Нелли повысила голос и возгласила:
— Богу нашему хвала, ибо горек ему грех, Тревор Ломас, Колли Гулд в «Слоне» с юным Лесли, и сладка епитимья, вознесет же смиренных и укрепит мышцу праведным.
— Ну-ну, Нелли, — сказал Дугал.
Глава 7
— Да, Чиз? — сказал Дугал.
— Слушайте, Дут, по-моему, ни к чему нам с вами этот эпизод в далуичском «Драконе», он неприличный. И потом это же неправда. Я в этом возрасте и не бывала никогда в Сохо. Я в жизни не встречалась ни с каким управляющим.
— Надо обеспечить распродажу книги, — сказал Дугал. Он подышал на дубовую панель холла мисс Фрайерн и свободной рукой нарисовал на запотевшей туманной поверхности чей-то профиль.
— И еще, Дуг, дорогой, — сказал голос из-за реки, — как вы узнали, что моя трудовая жизнь началась на обувной фабрике? Ведь я-то вам этого не рассказывала. Откуда же вы это знали?
— Я не знал, Чиз, — сказал Дугал.
— Наверняка знали. У вас расписано все вплоть до подробностей, только это было не в Пекхэме, а в Стретхэме. Когда я читала, прошлое оживало передо мной. Прямо мороз по коже. Вы обо мне наводили справки, да, Дуг?

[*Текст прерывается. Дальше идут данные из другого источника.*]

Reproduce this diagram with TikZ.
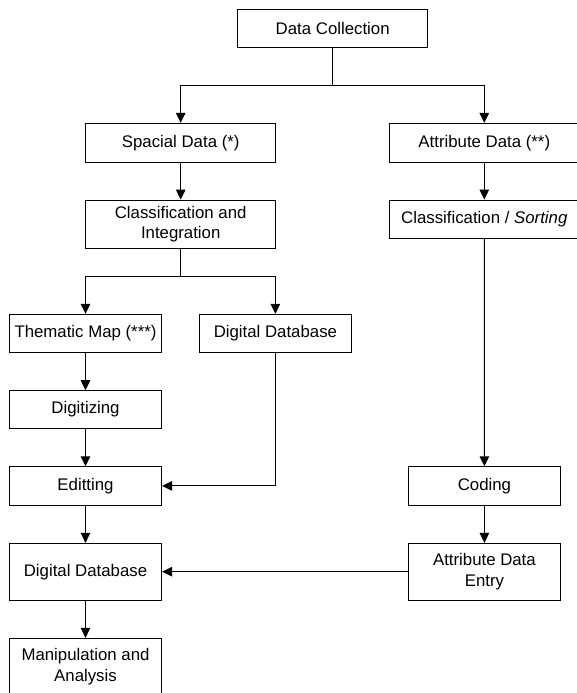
\documentclass[tikz,border=0pt]{standalone}
\usepackage{fontspec}
\setmainfont{Liberation Sans}
\usetikzlibrary{arrows.meta}
\begin{document}
\begin{tikzpicture}[x=1pt,y=1pt,
  box/.style={draw, line width=1pt, inner sep=0pt, align=center,
    font=\fontsize{16.8}{20.5}\selectfont},
  wide/.style={box, minimum width=190.5pt},
  narrow/.style={box, minimum width=152.2pt},
  arr/.style={-{Triangle[length=10pt,width=9.5pt]}, line width=1pt},
  ln/.style={line width=1pt}]
\useasboundingbox (0,0) rectangle (576,-693);
% top level
\node[wide, minimum height=38pt] (dc) at (332.7,-28.3) {Data Collection};
\node[wide, minimum height=38.7pt] (sp) at (180.7,-142.7) {Spacial Data (*)};
\node[wide, minimum height=38.7pt] (at) at (484.3,-142.7) {Attribute Data (**)};
\node[wide, minimum height=48.3pt] (ci) at (180.7,-224.2) {Classification and\\Integration};
\node[wide, minimum height=38.3pt] (cs) at (484.3,-219.2) {Classification / \textit{Sorting}};
% lower
\node[narrow, minimum height=38pt] (tm) at (85.5,-333.3) {Thematic Map (***)};
\node[narrow, minimum height=38pt] (dd) at (275.4,-333.3) {Digital Database};
\node[narrow, minimum height=37.6pt] (dg) at (85.5,-409.5) {Digitizing};
\node[narrow, minimum height=38.3pt] (ed) at (85.5,-485.9) {Editting};
\node[narrow, minimum height=38.3pt] (co) at (484.4,-485.9) {Coding};
\node[narrow, minimum height=56.7pt] (db) at (85.5,-571.7) {Digital Database};
\node[narrow, minimum height=56.7pt] (ad) at (484.4,-571.7) {Attribute Data\\Entry};
\node[narrow, minimum height=56.7pt] (mn) at (85.5,-666.7) {Manipulation and\\Analysis};
% split points
\coordinate (s1) at (332.7,-85.7);
\coordinate (s2) at (180.7,-276.3);
% connectors
\draw[ln] (dc.south) -- (s1);
\draw[arr] (s1) -| (sp.north);
\draw[arr] (s1) -| (at.north);
\draw[arr] (sp) -- (ci);
\draw[arr] (at) -- (cs);
\draw[ln] (ci.south) -- (s2);
\draw[arr] (s2) -| (tm.north);
\draw[arr] (s2) -| (dd.north);
\draw[arr] (cs) -- (co);
\draw[arr] (tm) -- (dg);
\draw[arr] (dg) -- (ed);
\draw[arr] (dd.south) |- (ed.east);
\draw[arr] (co) -- (ad);
\draw[arr] (ed) -- (db);
\draw[arr] (ad) -- (db);
\draw[arr] (db) -- (mn);
\end{tikzpicture}
\end{document}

— Ага, — сказал Дугал. Он подышал на панель, написал какое-то слово, потом стер его.
— Дуг, так нельзя. Как подумаешь, что люди о тебе все узнают, так просто ужас берет, — сказала мисс Чизмен. — Ну, зачем это все надо — про обувную фабрику и так далее. И там угадывается время. Это выдает мой возраст.
— И выходит, что вам всего-то шестьдесят восемь, Чиз.
— Но, Дуг, надо постараться, чтобы мне выходило еще поменьше. Приезжайте, Дуг, умоляю вас. Мне прямо-таки нездоровится.
— Ввиду моего рокового недостатка, — сказал Дугал, — я терпеть не могу, если кому нездоровится. Кроме того, по субботам я беру отгул, и вообще жаль губить такой прелестный летний день.
— Дорогой Дуг, я обещаю вам, что поправлюсь. Только приезжайте. Меня так волнует моя книга. Она написана как-то... как-то слишком...
— Вразброс, — сказал Дуглас.
— Да, вот именно.
— Буду у вас к четырем, — сказал Дугал.
В закусочной «Слон» к Залу холлисовских шницелей сзади примыкала комнатка, застланная синтетическим ковром серого цвета и обставленная современной мебелью в красных тонах. Здесь были тахта, два кубических кресла, телевизор на светлой деревянной подставке, низенький кофейный столик со стеклянной крышкой, столик с портативным проигрывателем и магнитофоном, секретер светлого дерева, торшер и несколько пепельниц на треножниках. Две стены были оклеены обоями в серую полоску. Две других были выкрашены под накат: золотые звезды по красному полю. К стенам крепились многочисленные кронштейны, а на них — кашпо с «бабьими сплетнями». Полосатые красно-белые шторы были задернуты. Два темно-красных стенных светильника озаряли этот веселенький интерьер. В одном кресле сидел Лесли Кру, чья шея как бы одеревенела от напряженного внимания. На нем были темно-синий костюм стандартного покроя и персиковый галстук, и выглядел он куда старше своих тринадцати лет. В другом кресле развалился восемнадцатилетний Колли Гулд, признанный негодным к несению воинской службы; у Колли были не в порядке легкие, и он состоял под медицинским наблюдением. В настоящее время он обвинялся в краже автомобильных моторов и был условно освобожден на поруки. Он был в темно-сером двубортном пиджаке и узких черных брюках. Тревор Ломас, весь в серо-голубом, возлежал на тахте посредине. Все трое курили американские сигареты. У всех троих был плаксивый вид, но не потому, что они собирались плакать: так у них выражалась инстинктивная готовность к чему угодно и на что угодно.